Linux-Spezialist Suse tanzt an der Börse vor
Der Nürnberger Open-Source-Softwareanbieter Suse strebt in den nächsten Wochen eine Notierung im Prime Standard der Frankfurter Börse an. Die Transaktion soll noch im zweiten Quartal über die Bühne gehen. Das 1992 gegründete Unternehmen selbst will dabei mit der Ausgabe neuer Aktien 420 Mill. Euro (500 Mill. Dollar) einnehmen. Die Mittel sollen eingesetzt werden, um Finanzverbindlichkeiten abzutragen. Ziel sei es, dass die Nettoverschuldung auf das 3,25-Fache des Cash-Ebitda der zwölf Monate bis Ende Januar 2021 reduziert wird, teilte Suse mit. Zudem gebe der 2018 eingestiegene schwedische Finanzinvestor EQT einen Teil seiner Aktien ab. Zum Umfang des Aktienverkaufs durch EQT wurden zwar keine Angaben gemacht. Ziel sei es aber, für einen ausreichenden Free Float zu sorgen, um einen liquiden Handel der Aktien nach dem Going Public zu ermöglichen.

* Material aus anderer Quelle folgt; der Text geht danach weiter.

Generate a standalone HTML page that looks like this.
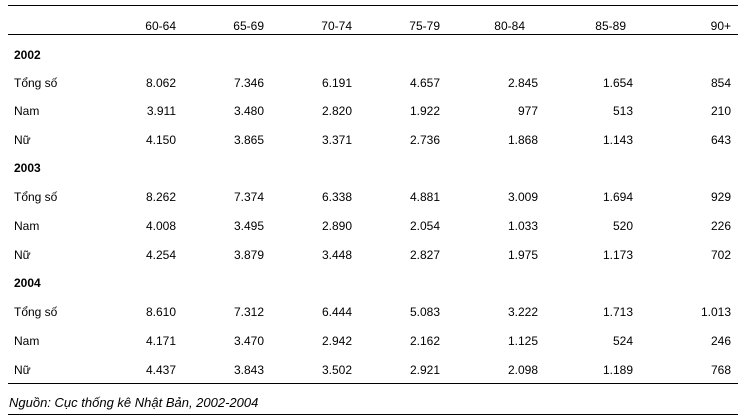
<!DOCTYPE html>
<html><head><meta charset="utf-8"><style>
body{margin:0;width:746px;height:419px;background:#fff;position:relative;overflow:hidden;font-family:"Liberation Sans",Arial,sans-serif;font-size:12px;color:#000}
.l{position:absolute;left:8px;right:8px;height:1px;background:#000}
.t{position:absolute;white-space:nowrap;line-height:14px}
.r{position:absolute;white-space:nowrap;line-height:14px;text-align:right;width:80px}
b{font-weight:bold}
</style></head><body>
<div class="l" style="top:5px"></div>
<div class="l" style="top:34px"></div>
<div class="l" style="top:383px"></div>
<div class="l" style="top:414px"></div>
<div id="c"></div>
<script>
var rights=[176,264,352,440,538,633,731];
var hr=[176,264,352,440,525,626,731];
var rows=[
["",["60-64","65-69","70-74","75-79","80-84","85-89","90+"],19],
["<b>2002</b>",null,48],
["Tổng số",["8.062","7.346","6.191","4.657","2.845","1.654","854"],76],
["Nam",["3.911","3.480","2.820","1.922","977","513","210"],104],
["Nữ",["4.150","3.865","3.371","2.736","1.868","1.143","643"],133],
["<b>2003</b>",null,161],
["Tổng số",["8.262","7.374","6.338","4.881","3.009","1.694","929"],190],
["Nam",["4.008","3.495","2.890","2.054","1.033","520","226"],219],
["Nữ",["4.254","3.879","3.448","2.827","1.975","1.173","702"],248],
["<b>2004</b>",null,276],
["Tổng số",["8.610","7.312","6.444","5.083","3.222","1.713","1.013"],305],
["Nam",["4.171","3.470","2.942","2.162","1.125","524","246"],334],
["Nữ",["4.437","3.843","3.502","2.921","2.098","1.189","768"],363]];
var h="";
rows.forEach(function(r,k){
 var R=k==0?hr:rights;
 if(r[0])h+='<div class="t" style="left:14px;top:'+r[2]+'px">'+r[0]+'</div>';
 if(r[1])r[1].forEach(function(v,i){h+='<div class="r" style="left:'+(R[i]-80)+'px;top:'+r[2]+'px">'+v+'</div>';});
});
h+='<div class="t" style="left:9px;top:396px;font-style:italic;font-size:13px">Nguồn: Cục thống kê Nhật Bản, 2002-2004</div>';
document.getElementById("c").innerHTML=h;
</script>
</body></html>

„Der geplante Börsengang gibt uns die strategische und finanzielle Flexibilität, mit der wir unsere langfristige Unabhängigkeit sichern können“, sagte Suse-Vorstandschefin Melissa Di Donato. Darüber hinaus diene die Ausgabe neuer Aktien auch dem Ziel, ein Beteiligungsprogramm für Mitarbeiter abzuwickeln. Reuters hatte im März berichtet, Suse strebe bei dem Börsengang eine Bewertung von bis zu 8 Mrd. Euro an. EQT würde damit ein ähnlicher Coup winken wie dem Finanzinvestor Permira mit dem Börsengang von Teamviewer, mit dem der Einsatz vervielfacht werden konnte. Die Beteiligungsgesellschaft hatte Suse vor gut zwei Jahren für rund 2,5 Mrd. Dollar vom britischen Softwareunternehmen Micro Focus übernommen. Partner Johannes Reichel versicherte, dass EQT Suse auch zukünftig als größter Aktionär zur Seite stehen werde. „Wir sind mehr denn je vom langfristigen Potenzial des Unternehmens überzeugt.“
Im Geschäftsjahr 2019/20 (per 31. Oktober) steigerte Suse den Umsatz um 17% auf 503 Mill. Dollar. Im ersten Quartal per Ende Januar ging es erneut um 17% auf 134 Mill. Dollar voran. Der annualisierte Vertragswert wuchs dabei um 27% zur Vorjahresperiode. Als größter Konkurrent gilt der Linux-Distributeur Red Hat, den IBM vor drei Jahren für 34 Mrd. Dollar übernommen hatte. Die Tochter von Big Blue erlöste im ersten Quartal über 1 Mrd. Dollar und kam dabei wie Suse auf 17% Wachstum zur Vorjahresperiode.
Die ehemalige SAP-Managerin Di Donato rechnet sich zwar gute Chancen aus, Kunden von der größeren Red Hat zu gewinnen. Aber auch ohne Marktanteilsgewinne versprechen die nächsten Jahre mehr Wachstum. Suse geht davon aus, dass der adressierte Markt bis 2024 jährlich um 24% auf 19 Mrd. Dollar zulegt. Allerdings ist Suse auch auf mehr Geschäft mit bestehenden Kunden angewiesen. Das Unternehmen hat in einigen Branchen bereits eine dominante Position erreicht. So zählen neun der zehn weltgrößten Einzelhändler ebenso zu den Kunden wie die fünf größten Technologiekonzerne.
Dabei kann Suse auf eine extrem hohe Rate wiederkehrender Erlöse aufbauen. Etwa 98% vom Umsatz stammten im vergangenen Jahr aus Subskriptionsverträgen mit langjährigen Kunden. Die durchschnittliche Vertragsdauer betrage 19 Monate.
Technisch wird der Börsengang möglich, indem zunächst das Investmentvehikel Marcel Lux IV noch vor dem Going Public in die Suse S.A. umgewandelt wird. EQT bleibt dabei über ein Investmentvehikel (Marcel Lux III) indirekt Eigentümer und Hauptaktionär. Bank of America und Morgan Stanley sind Joint Global Coordinators und Joint Bookrunners, während die Deutsche Bank, Goldman Sachs, Jefferies und J.P. Morgan die Transaktion als Joint Bookrunners unterstützen.